-- Start of STORED ROWS --

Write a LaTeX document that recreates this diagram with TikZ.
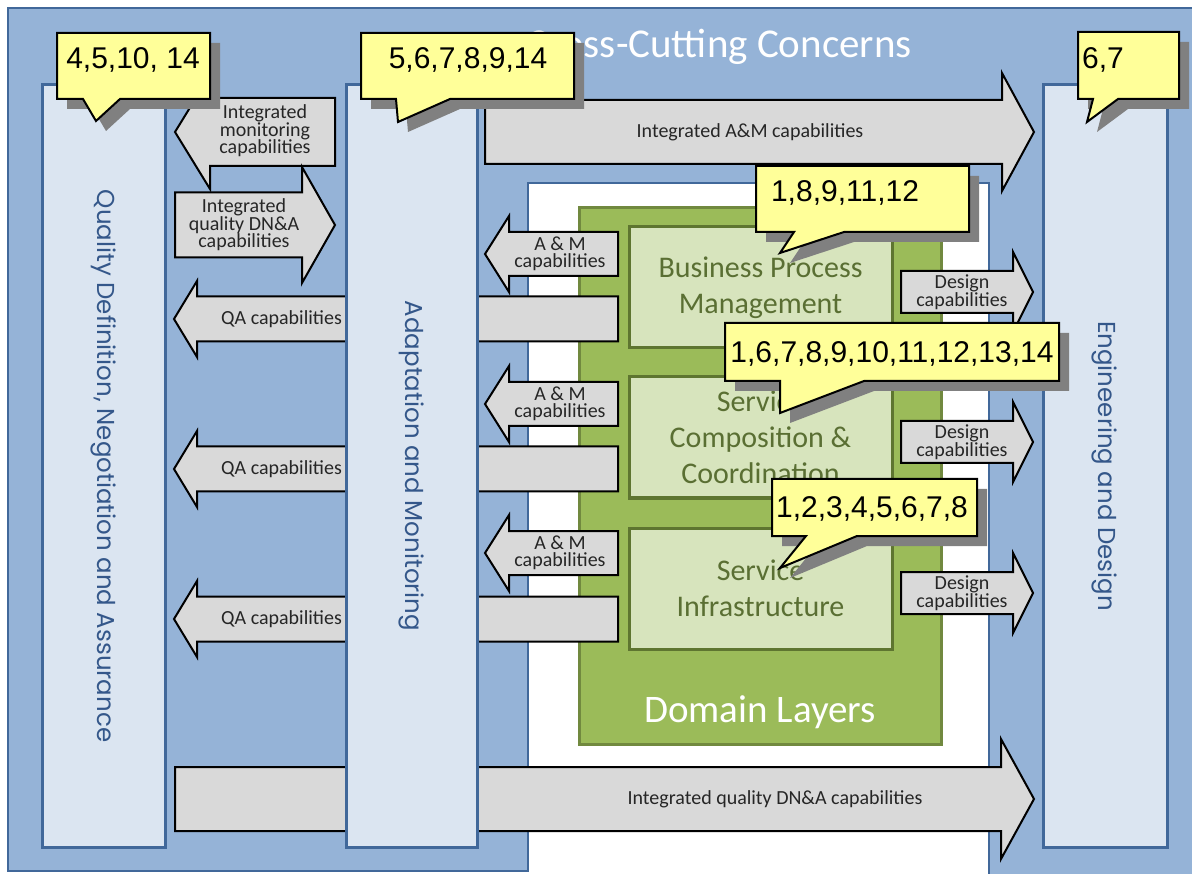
\documentclass[tikz,border=0pt]{standalone}
\usepackage{fontspec}
\setmainfont{Carlito}
\newfontfamily\calloutfont{Liberation Sans}
\newfontfamily\columnfont{Poppins}

\definecolor{ccBlue}{HTML}{95B3D7}
\definecolor{ccLine}{HTML}{41689A}
\definecolor{colFill}{HTML}{DBE5F1}
\definecolor{colText}{HTML}{34578A}
\definecolor{dlGreen}{HTML}{9BBB59}
\definecolor{dlLine}{HTML}{71893F}
\definecolor{layerFill}{HTML}{D7E4BD}
\definecolor{layerLine}{HTML}{5E7530}
\definecolor{layerText}{HTML}{5A6F33}
\definecolor{capFill}{HTML}{D9D9D9}
\definecolor{noteFill}{HTML}{FFFF99}
\definecolor{noteShadow}{HTML}{808080}

% left-pointing block arrow: tip x, head back x, tail x, centre y, body half height, head half height
\newcommand\BlockArrowLeft[6]{%
  \draw[capshape] (#1,#4) -- (#2,#4-#6) -- (#2,#4-#5) -- (#3,#4-#5) -- (#3,#4+#5)
    -- (#2,#4+#5) -- (#2,#4+#6) -- cycle;}
% right-pointing block arrow: tail x, head back x, tip x, centre y, body half height, head half height
\newcommand\BlockArrowRight[6]{%
  \draw[capshape] (#1,#4-#5) -- (#2,#4-#5) -- (#2,#4-#6) -- (#3,#4) -- (#2,#4+#6)
    -- (#2,#4+#5) -- (#1,#4+#5) -- cycle;}
% speech callout with drop shadow: x1, y1, x2, y2, pointer base left, pointer base right, tip x, tip y
\newcommand\NoteBubble[8]{%
  \fill[noteShadow, shift={(10,10)}] (#1,#2) -- (#3,#2) -- (#3,#4) -- (#6,#4) -- (#7,#8)
    -- (#5,#4) -- (#1,#4) -- cycle;
  \draw[notebox] (#1,#2) -- (#3,#2) -- (#3,#4) -- (#6,#4) -- (#7,#8)
    -- (#5,#4) -- (#1,#4) -- cycle;}

\tikzset{
  capshape/.style={fill=capFill, draw=black, line width=2pt, line join=miter},
  caplabel/.style={inner sep=0pt, align=center, text=black!85,
    font=\fontsize{20}{17.5}\selectfont},
  notebox/.style={fill=noteFill, draw=black, line width=2pt, line join=miter},
  notelabel/.style={inner sep=0pt, anchor=base, font=\calloutfont\fontsize{30}{30}\selectfont},
  column/.style={fill=colFill, draw=ccLine, line width=3pt, inner sep=0pt,
    text=colText, font=\columnfont\fontsize{24.5}{24.5}\selectfont},
  layerbox/.style={fill=layerFill, draw=layerLine, line width=3pt, inner sep=0pt,
    minimum width=263pt, minimum height=121pt, align=center, text=layerText,
    font=\fontsize{30}{36}\selectfont},
}

\begin{document}
\begin{tikzpicture}[x=1pt, y=-1pt]
\useasboundingbox (0,0) rectangle (1192,874);
\fill[white] (0,0) rectangle (1192,874);

% cross-cutting concerns band
\draw[fill=ccBlue, draw=ccLine, line width=2.5pt]
  (8,8) -- (1200,8) -- (1200,880) -- (989,880) -- (989,183) -- (528,183)
  -- (528,871) -- (8,871) -- cycle;

% domain layers
\node[fill=dlGreen, draw=dlLine, line width=3pt, minimum width=362pt,
  minimum height=536pt, inner sep=0pt] (domain) at (760,476) {};
\node[text=white, inner sep=0pt, anchor=base, font=\fontsize{39}{39}\selectfont]
  (domainlbl) at (760,722) {Domain Layers};
\node[layerbox] (bpm) at (760.5,287.5) {Business Process\\Management};
\node[layerbox] (scc) at (760.5,437.5) {Service\\Composition \&\\Coordination};
\node[layerbox] (si) at (760.5,588.5) {Service\\Infrastructure};

% arrows running behind the adaptation column
\BlockArrowLeft{174}{197}{618}{319}{22.5}{38}
\BlockArrowLeft{174}{197}{618}{469}{22.5}{38}
\BlockArrowLeft{174}{197}{618}{619}{22.5}{38}
\node[caplabel, anchor=west] (qa1) at (221,319) {QA capabilities};
\node[caplabel, anchor=west] (qa2) at (221,469) {QA capabilities};
\node[caplabel, anchor=west] (qa3) at (221,619) {QA capabilities};
\BlockArrowRight{175}{1001}{1034}{799}{32}{60}
\node[caplabel] (dnabottom) at (775,799) {Integrated quality DN\&A capabilities};

% vertical concern columns
\node[column, rotate=-90, minimum width=762pt, minimum height=123pt]
  (qdna) at (103.5,466) {Quality Definition, Negotiation and Assurance};
\node[column, rotate=-90, minimum width=762pt, minimum height=131pt]
  (am) at (411.5,466) {Adaptation and Monitoring};
\node[column, rotate=-90, minimum width=762pt, minimum height=124pt]
  (ed) at (1105,466) {Engineering and Design};

% capability arrows between columns
\BlockArrowLeft{175}{210}{335}{132}{34}{57}
\node[caplabel] (monitor) at (265,131) {Integrated\\monitoring\\capabilities};
\BlockArrowRight{175}{302}{335}{225}{32.5}{58}
\node[caplabel] (dnasmall) at (244,225) {Integrated\\quality DN\&A\\capabilities};
\BlockArrowRight{485}{1002}{1034}{132}{32}{59}
\node[caplabel] (amtop) at (750,132) {Integrated A\&M capabilities};

\BlockArrowLeft{485}{509}{618}{254}{22}{38}
\BlockArrowLeft{485}{509}{618}{404}{22}{38}
\BlockArrowLeft{485}{509}{618}{553}{22}{38}
\node[caplabel] (am1) at (560,254) {A \& M\\capabilities};
\node[caplabel] (am2) at (560,404) {A \& M\\capabilities};
\node[caplabel] (am3) at (560,553) {A \& M\\capabilities};

\BlockArrowRight{901}{1013}{1033}{292}{21}{40}
\BlockArrowRight{901}{1013}{1033}{442}{21}{40}
\BlockArrowRight{901}{1013}{1033}{593}{21}{40}
\node[caplabel] (design1) at (962,292) {Design\\capabilities};
\node[caplabel] (design2) at (962,442) {Design\\capabilities};
\node[caplabel] (design3) at (962,593) {Design\\capabilities};

% band title
\node[text=white, inner sep=0pt, anchor=base east, font=\fontsize{41}{41}\selectfont]
  (cctitle) at (912,58) {Cross-Cutting Concerns};

% scenario callouts
\NoteBubble{57}{33}{210}{99}{83}{120}{96}{121}
\node[notelabel] (n1) at (133,69) {4,5,10, 14};
\NoteBubble{361}{33}{574}{99}{396}{450}{398}{122}
\node[notelabel] (n2) at (468,69) {5,6,7,8,9,14};
\NoteBubble{1078}{32}{1179}{99}{1093}{1118}{1087}{122}
\node[notelabel, anchor=base west] (n3) at (1082,69) {6,7};
\NoteBubble{756}{166}{969}{232}{794}{844}{780}{253}
\node[notelabel] (n4) at (845,202) {1,8,9,11,12};
\NoteBubble{725}{323}{1059}{381}{780}{864}{780}{413}
\node[notelabel] (n5) at (892,363) {1,6,7,8,9,10,11,12,13,14};
\NoteBubble{772}{479}{977}{536}{806}{857}{780}{568}
\node[notelabel] (n6) at (872,518) {1,2,3,4,5,6,7,8};
\end{tikzpicture}
\end{document}
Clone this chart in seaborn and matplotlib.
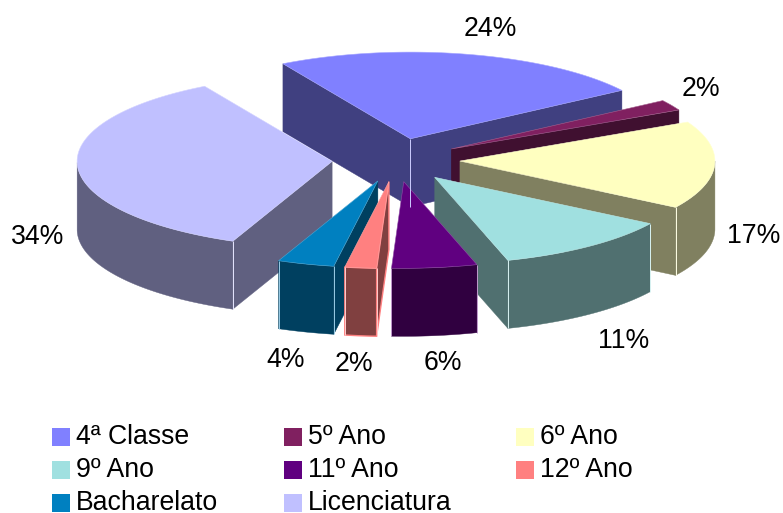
import numpy as np
import matplotlib
matplotlib.use("Agg")
import matplotlib.pyplot as plt
from matplotlib.patches import Polygon, Rectangle
import seaborn as sns

categories = ["4ª Classe", "5º Ano", "6º Ano", "9º Ano", "11º Ano", "12º Ano", "Bacharelato", "Licenciatura"]
# printed labels, and the share of the circle each slice really takes in the picture
labels = ["24%", "2%", "17%", "11%", "6%", "2%", "4%", "34%"]
shares = [23.9, 2.0, 16.4, 11.4, 5.4, 2.0, 3.6, 35.3]
colors = ["#8080FF", "#802060", "#FFFFC0", "#A0E0E0", "#600080", "#FF8080", "#0080C0", "#C0C0FF"]

sns.set_theme(style="white")
plt.rcParams["font.family"] = ["Liberation Sans", "DejaVu Sans"]

# pie geometry, in pixels of the picture
CX, CY = 396, 160
RADIUS = 255
SQUASH = 0.34
EXPLODE = 64
DEPTH = 68
START = 120

palette = sns.color_palette(colors)
fig, ax = plt.subplots(figsize=(7.83, 5.13), dpi=100)
fig.subplots_adjust(0, 0, 1, 1)
ax.set_xlim(0, 783)
ax.set_ylim(513, 0)
ax.axis("off")


def point(x0, y0, r, deg):
    t = np.radians(deg)
    return x0 + r * np.cos(t), y0 - r * SQUASH * np.sin(t)


def lighter(c, k=0.6):
    return tuple(np.array(c) * (1 - k) + k)


def draw_slice(a1, a2, col, outlined=False):
    # a1 > a2, the slice runs clockwise
    mid = np.radians((a1 + a2) / 2)
    x0 = CX + EXPLODE * np.cos(mid)
    y0 = CY - EXPLODE * SQUASH * np.sin(mid)
    side = tuple(np.array(col) * 0.5)
    line = col if outlined else side
    lw = 1.0 if outlined else 0.3

    # radial walls, only the ones turned to the viewer
    show1 = np.cos(np.radians(a1)) < 0
    show2 = np.cos(np.radians(a2)) > 0
    for a, show in ((a1, show1), (a2, show2)):
        if show:
            ex, ey = point(x0, y0, RADIUS, a)
            w = [(x0, y0), (ex, ey), (ex, ey + DEPTH), (x0, y0 + DEPTH)]
            ax.add_patch(Polygon(w, closed=True, fc=side, ec=line, lw=lw))

    # outer wall, only the front part of the rim can be seen
    arc = np.linspace(a2, a1, 120)
    front = arc[np.sin(np.radians(arc)) < 0]
    if len(front) > 1:
        xs, ys = point(x0, y0, RADIUS, front)
        rim = list(zip(xs, ys)) + list(zip(xs[::-1], ys[::-1] + DEPTH))
        ax.add_patch(Polygon(rim, closed=True, fc=side, ec=line, lw=lw))

    # light lines on the corners
    for a in (a1, a2):
        if np.sin(np.radians(a)) < 0:
            ex, ey = point(x0, y0, RADIUS, a)
            ax.plot([ex, ex], [ey, ey + DEPTH], color=lighter(col), lw=0.7, solid_capstyle="butt")
    if show1 and show2:
        ax.plot([x0, x0], [y0, y0 + DEPTH], color=lighter(col), lw=0.7, solid_capstyle="butt")

    xs, ys = point(x0, y0, RADIUS, arc)
    top = [(x0, y0)] + list(zip(xs, ys))
    ax.add_patch(Polygon(top, closed=True, fc=col, ec=lighter(col, 0.3), lw=0.4))


angles = START - np.cumsum([0] + shares) * 3.6
order = [0, 1, 7, 2, 3, 4, 6, 5]
for i in order:
    draw_slice(angles[i], angles[i + 1], palette[i], outlined=(categories[i] == "12º Ano"))

label_pos = [(490, 29), (701, 89), (754, 236), (624, 341), (443, 363), (354, 364), (286, 360), (38, 237)]
for text, (x, y) in zip(labels, label_pos):
    ax.text(x, y, text, fontsize=19.2, color="black", ha="center", va="center")

# legend, row by row
for i, (name, col) in enumerate(zip(categories, palette)):
    lx = 52 + 232 * (i % 3)
    ly = 437 + 33 * (i // 3)
    ax.add_patch(Rectangle((lx, ly - 9), 18, 18, fc=col, ec="none"))
    ax.text(lx + 24, ly, name, fontsize=19.2, color="black", ha="left", va="center")

fig.savefig("out.png", dpi=100)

-- End of STORED ROWS --

### PROBLEM STATEMENT:
Filter the records above for lines containing the word "this", and copy those lines.

### TASK SOLUTION:
Write a LaTeX document that recreates this diagram with TikZ.
Clone this chart in seaborn and matplotlib.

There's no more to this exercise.